Cet album est relativement court (47 minutes) et réunit encore une fois bon nombre de musiciens qui ont accompagné Luke dans sa vie d’artiste. Ever Changing Times était le témoignage du Steve Lukather encore sous l’inspiration du dernier Toto, à savoir un rock mélodique proche de sa période Candyman. On sait les multiples influences de ce génie de la guitare (du blues au rock en passant par le jazz-rock Westcoast), et la question de l’orientation de ce disque se pose inévitablement. All’s Well That Ends Well est assez différent de son prédécesseur, et synthétise mieux ce qu’a été la carrière du Californien, c’est-à-dire un touche à tout du rock moderne.

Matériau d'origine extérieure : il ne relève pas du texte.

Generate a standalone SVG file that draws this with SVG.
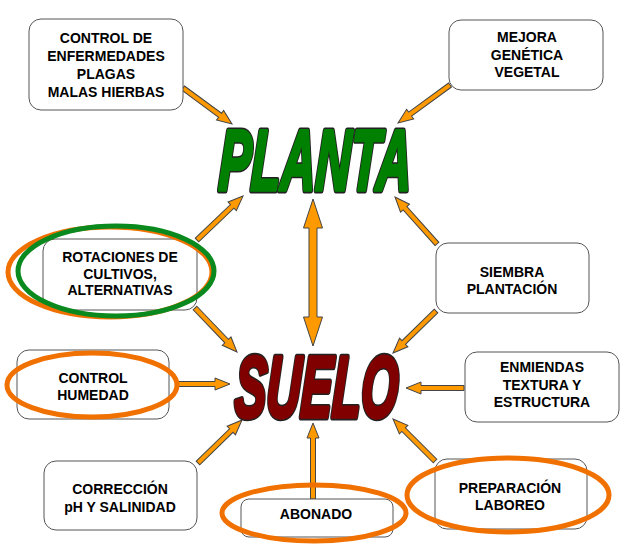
<svg xmlns="http://www.w3.org/2000/svg" width="640" height="545" viewBox="0 0 640 545">
<style>
.box{fill:#fff;stroke:#555;stroke-width:1}
.t{font-family:"Liberation Sans",Arial,sans-serif;font-weight:bold;font-size:14px;fill:#000;text-anchor:middle}
.arr{fill:#FF9900;stroke:#444;stroke-width:1}
.ro{fill:none;stroke:#F07000;stroke-width:5}
.rg{fill:none;stroke:#0A8A1E;stroke-width:5}
.big{font-family:"Liberation Sans",Arial,sans-serif;font-weight:bold;font-style:italic;stroke-linejoin:round;vector-effect:non-scaling-stroke}
.ol{fill:#222;stroke:#222;stroke-width:5.5}
</style>
<rect width="640" height="545" fill="#fff"/>
<g id="connectors">
<path class="arr" transform="translate(183,88) rotate(36.3)" d="M0,-2.5H46V-6L60.8,0L46,6V2.5H0Z"/>
<path class="arr" transform="translate(450,85) rotate(143.8)" d="M0,-2.5H49.4V-6L64.4,0L49.4,6V2.5H0Z"/>
<path class="arr" transform="translate(197,240) rotate(-43.7)" d="M0,-2.5H48.7V-6L63.7,0L48.7,6V2.5H0Z"/>
<path class="arr" transform="translate(195,308) rotate(46.3)" d="M0,-2.5H45.8V-6L60.8,0L45.8,6V2.5H0Z"/>
<path class="arr" d="M313,199L322.5,228H317V317H322.5L313,346L303.5,317H309V228H303.5Z"/>
<path class="arr" transform="translate(437,244) rotate(-131.8)" d="M0,-2.5H48V-6L63,0L48,6V2.5H0Z"/>
<path class="arr" transform="translate(436,311) rotate(135.7)" d="M0,-2.5H45.1V-6L60.1,0L45.1,6V2.5H0Z"/>
<path class="arr" transform="translate(177,384)" d="M0,-2.5H38V-6L53,0L38,6V2.5H0Z"/>
<path class="arr" transform="translate(464,388) rotate(180)" d="M0,-2.5H43V-6L58,0L43,6V2.5H0Z"/>
<path class="arr" transform="translate(198,463) rotate(-44.3)" d="M0,-2.5H46.5V-6L61.5,0L46.5,6V2.5H0Z"/>
<path class="arr" transform="translate(313,499) rotate(-90)" d="M0,-2.5H61V-6L76,0L61,6V2.5H0Z"/>
<path class="arr" transform="translate(435,461) rotate(-135)" d="M0,-2.5H44.4V-6L59.4,0L44.4,6V2.5H0Z"/>
</g>
<g id="planta" transform="translate(218,190) skewX(-2.5) scale(0.562,1)">
<text class="big ol" x="0" y="0" font-size="86">PLANTA</text>
<text class="big" x="0" y="0" font-size="86" fill="#008000" stroke="#008000" stroke-width="3">PLANTA</text>
</g>
<g id="suelo" transform="translate(234,417) skewX(-2.5) scale(0.544,1)">
<text class="big ol" x="0" y="0" font-size="87">SUELO</text>
<text class="big" x="0" y="0" font-size="87" fill="#800000" stroke="#800000" stroke-width="3">SUELO</text>
</g>
<g id="n-control-enf">
<rect class="box" x="29" y="19" width="154" height="91" rx="12" stroke="#333"/>
<text class="t" x="106" y="43">CONTROL DE</text>
<text class="t" x="106" y="61">ENFERMEDADES</text>
<text class="t" x="106" y="79">PLAGAS</text>
<text class="t" x="106" y="97">MALAS HIERBAS</text>
</g>
<g id="n-mejora">
<rect class="box" x="449" y="20" width="154" height="70" rx="12" stroke="#333"/>
<text class="t" x="527" y="42">MEJORA</text>
<text class="t" x="527" y="60">GENÉTICA</text>
<text class="t" x="527" y="77">VEGETAL</text>
</g>
<g id="n-rotaciones">
<rect class="box" x="43" y="239" width="154" height="71" rx="12"/>
<text class="t" x="120" y="262">ROTACIONES DE</text>
<text class="t" x="120" y="279">CULTIVOS,</text>
<text class="t" x="120" y="295">ALTERNATIVAS</text>
<ellipse class="ro" cx="110" cy="272" rx="102" ry="45"/>
<ellipse class="rg" cx="116" cy="271" rx="98" ry="45"/>
</g>
<g id="n-humedad">
<rect class="box" x="17" y="350" width="152" height="69" rx="12"/>
<text class="t" x="93" y="383">CONTROL</text>
<text class="t" x="93" y="400">HUMEDAD</text>
<ellipse class="ro" cx="92" cy="385" rx="85" ry="32"/>
</g>
<g id="n-siembra">
<rect class="box" x="436" y="243" width="153" height="70" rx="12"/>
<text class="t" x="512" y="277">SIEMBRA</text>
<text class="t" x="512" y="294">PLANTACIÓN</text>
</g>
<g id="n-enmiendas">
<rect class="box" x="465" y="352" width="154" height="70" rx="12"/>
<text class="t" x="542" y="372">ENMIENDAS</text>
<text class="t" x="542" y="389.5">TEXTURA Y</text>
<text class="t" x="542" y="407">ESTRUCTURA</text>
</g>
<g id="n-correccion">
<rect class="box" x="44" y="461" width="153" height="69" rx="12"/>
<text class="t" x="120" y="494">CORRECCIÓN</text>
<text class="t" x="120" y="512">pH Y SALINIDAD</text>
</g>
<g id="n-abonado">
<rect class="box" x="241" y="499" width="152" height="38" rx="8"/>
<text class="t" x="316" y="519">ABONADO</text>
<ellipse class="ro" cx="314" cy="513" rx="92" ry="28"/>
</g>
<g id="n-preparacion">
<rect class="box" x="435" y="459" width="152" height="70" rx="12"/>
<text class="t" x="510" y="493">PREPARACIÓN</text>
<text class="t" x="510" y="510">LABOREO</text>
<ellipse class="ro" cx="508" cy="495" rx="101" ry="37"/>
</g>
</svg>
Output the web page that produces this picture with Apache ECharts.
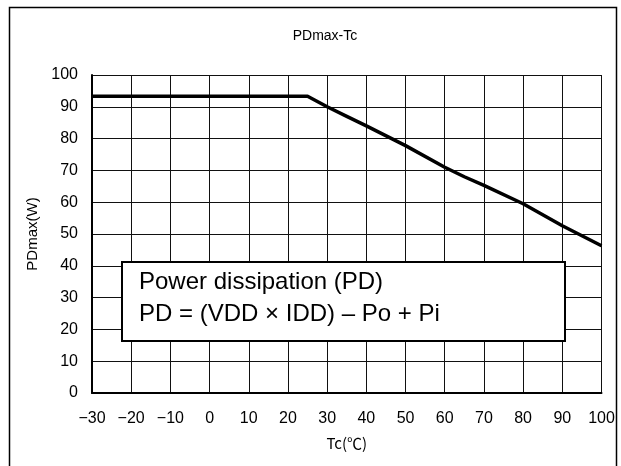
<!DOCTYPE html>
<html>
<head>
<meta charset="utf-8">
<script src="https://cdn.jsdelivr.net/npm/echarts@6/dist/echarts.min.js"></script>
<style>html,body{margin:0;padding:0;background:#fff}#c{width:621px;height:466px}</style>
</head>
<body>
<div id="c"></div>
<script>
var titleText = 'PDmax-Tc';
var xName = 'Tc(℃)';
var yName = 'PDmax(W)';
var tcValues = [-30, 25, 30, 35, 40, 50, 60, 65, 70, 80, 90, 100];
var pdValues = [93.3, 93.3, 90, 87, 84, 77.8, 71, 68, 65.3, 59.5, 52.6, 46.3];
var xTicks = [-30, -20, -10, 0, 10, 20, 30, 40, 50, 60, 70, 80, 90, 100];
var yTicks = [0, 10, 20, 30, 40, 50, 60, 70, 80, 90, 100];
var noteLines = ['Power dissipation (PD)', 'PD = (VDD × IDD) – Po + Pi'];

var FONT = '"Liberation Sans", Arial, sans-serif';
var chart = echarts.init(document.getElementById('c'), null, {renderer: 'canvas'});
var option = {
  animation: false,
  backgroundColor: '#fff',
  title: {
    text: titleText, left: 320, top: 24, textAlign: 'center',
    textStyle: {fontFamily: FONT, fontSize: 14, fontWeight: 'normal', color: '#000'}
  },
  grid: {left: 92, top: 75, right: 19.5, bottom: 73, show: false},
  xAxis: {
    type: 'value', min: xTicks[0], max: xTicks[xTicks.length - 1], interval: 10,
    name: xName, nameLocation: 'middle', nameGap: 43,
    nameTextStyle: {fontFamily: '"Noto Sans CJK JP", sans-serif', fontSize: 15, color: '#000'},
    axisLine: {show: true, onZero: false, lineStyle: {color: '#000', width: 2}},
    axisTick: {show: false},
    axisLabel: {fontFamily: FONT, fontSize: 16, color: '#000', margin: 18,
      formatter: function (v) { return String(v).replace('-', '−'); }},
    splitLine: {show: true, lineStyle: {color: '#111', width: 1}}
  },
  yAxis: {
    type: 'value', min: yTicks[0], max: yTicks[yTicks.length - 1], interval: 10,
    name: yName, nameLocation: 'middle', nameGap: 47,
    nameTextStyle: {fontFamily: FONT, fontSize: 15, color: '#000'},
    axisLine: {show: true, onZero: false, lineStyle: {color: '#000', width: 2}},
    axisTick: {show: false},
    axisLabel: {fontFamily: FONT, fontSize: 16, color: '#000', margin: 14},
    splitLine: {show: true, lineStyle: {color: '#111', width: 1}}
  },
  series: [{
    type: 'line', symbol: 'none',
    data: tcValues.map(function (t, i) { return [t, pdValues[i]]; }),
    lineStyle: {color: '#000', width: 3.5}
  }],
  graphic: [
    {type: 'rect', shape: {x: 9.5, y: 7.5, width: 607, height: 500},
     style: {fill: null, stroke: '#000', lineWidth: 1.5}, silent: true},
    {type: 'rect', shape: {x: 122, y: 262, width: 443, height: 79},
     style: {fill: '#fff', stroke: '#000', lineWidth: 2}, z: 100},
    {type: 'text', x: 139, y: 282, z: 101,
     style: {text: noteLines[0], fontFamily: FONT, fontSize: 24, fill: '#000', verticalAlign: 'middle'}},
    {type: 'text', x: 139, y: 314, z: 101,
     style: {text: noteLines[1], fontFamily: FONT, fontSize: 24, fill: '#000', verticalAlign: 'middle'}}
  ]
};
chart.setOption(option);
</script>
</body>
</html>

L’album débute sur une ambiance très quiète qui va rapidement accoucher d’un morceau mid-tempo assez rock, à la croisée du rock mélodique développé dans l’album précédent et des aspirations Westcoast de Luke. C’est d’ailleurs une des caractéristiques de ce disque : une part plus grande faite à sa passion pour le jazz-rock sucré de l’Ouest américain que l’on a pu entendre dans Los Lobotomys par exemple. Moins de démonstrations techniques dans All’s Well That Ends Well et paradoxalement plus de difficulté à rentrer dans la substance du disque. "On My Way Home" est clairement plus ambiancé, à la limite du jazz avec un refrain plein d’entrain. On retrouve tout de même des éléments de Toto période Kingdom Of Desire et Tambu et c’est bien normal : on ne peut pas tirer un trait sur 32 ans de carrière…
Concernant les ballades, Luke a fait fort, évitant la mièvrerie dans laquelle il a parfois failli tomber. "Don’t Say It’s Over" est une superbe douceur au titre révélateur de son contenu avec un magnifique refrain agrémenté de chœurs. Les démonstrations techniques ne sont pas ce qu’on retient le plus dans cet album car Steve Lukather, avec l’aide de co-auteurs, s’est beaucoup plus impliqué dans le contenu des paroles. C’est particulièrement le cas dans l’enlevé et groovy "Flash In The Pan" (Feu de Paille) qui rend compte de la futilité de la starification actuelle. Les racines blues de Luke sont très présentes dans le morceau "Brodie’s" qui prend ses inspirations chez Jimi Hendrix. Et c’est le maitre de Luke, Jeff Beck, que l’on retrouve dans l’instrumental "Tumescent" qui rappelle les belles heures de Karizma et Los Lobotomys. Dans sa globalité, ce disque nous montre un visage assez contrasté avec une certaine pesanteur qui règne tout au long de ses neuf titres. Au sein d’un même morceau plutôt gai s’intercalent des phrases de guitares plus mélancoliques ("You’ll Remember" par exemple).
All’s Well That Ends Well peut paraitre comme étant un disque facile. Les chansons de Steve Lukather sont peut être moins complexes que par le passé mais l’écriture de cet album n’en est pas moins remplie d’un certain charme qui tient aussi de cette simplicité. C’est peut-être le disque dans lequel Luke a mis le plus de lui-même, avec les textes particulièrement dans lesquels il se raconte comme jamais. Hormis la courte durée de la galette il n’y a pas grand-chose à critiquer sur ce disque.